The victim first went to Philly’s then-archbishop Rigali in 2007. Rigali did not notify the public or even his review board of the allegation, but he did send a report to the local district attorney, who did not pursue the case. In October 2009, Rigali closed the case internally, ruling the allegation “unsubstantiated.” In 2012, the same victim contacted the archdiocese again. Rigali notified the apostolic nuncio, who forwarded the report to Cardinal Marc Ouellet, prefect for the Congregation for Bishops. Neither Rigali nor Ouellet took action against Bransfield, who continued to lead the Wheeling-Charleston diocese for six more years.

In November 2019, Bransfield’s W-C successor Bishop Mark Brennan published the “plan of amends” he was rrecommending for Bransfield. It stipulated that Bransfield must issue several apologies: to the people he had sexually harassed, the faithful of the diocese, and the diocesan employees who “suffered from a culture of intimidation and retribution” that Bransfield created. The plan also reduced Bransfield’s monthly compensation from $6,200 to $736, and required him to reimburse the diocese $792,638.00 of diocesan funds that Bransfield used for personal expenses.

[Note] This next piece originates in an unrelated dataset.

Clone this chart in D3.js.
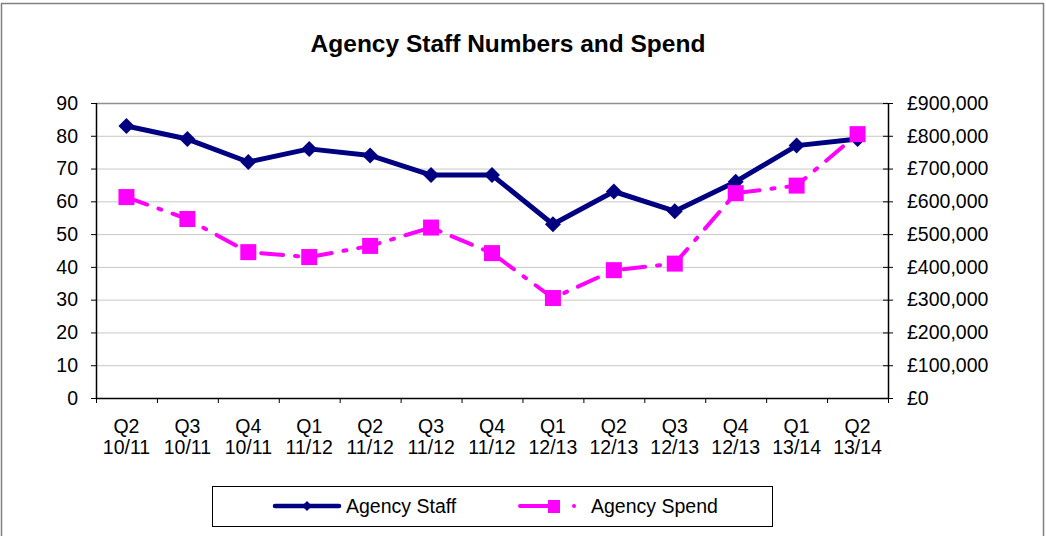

On 8/20/2020, W-C bishop Brennan announced the Congregation for Bishops’ revision of his plan of amends issued the previous November . The Congregation significantly weakened the sanctions that Brennan had proposed. Bransfield was required to repay only $441,000 of the money he had misused; his monthly compensation was set at $2,250 instead of $736; and his apology to the faithful included no admission of wrongdoing. Bransfield remains Wheeling-Charleston’s bishop emeritus.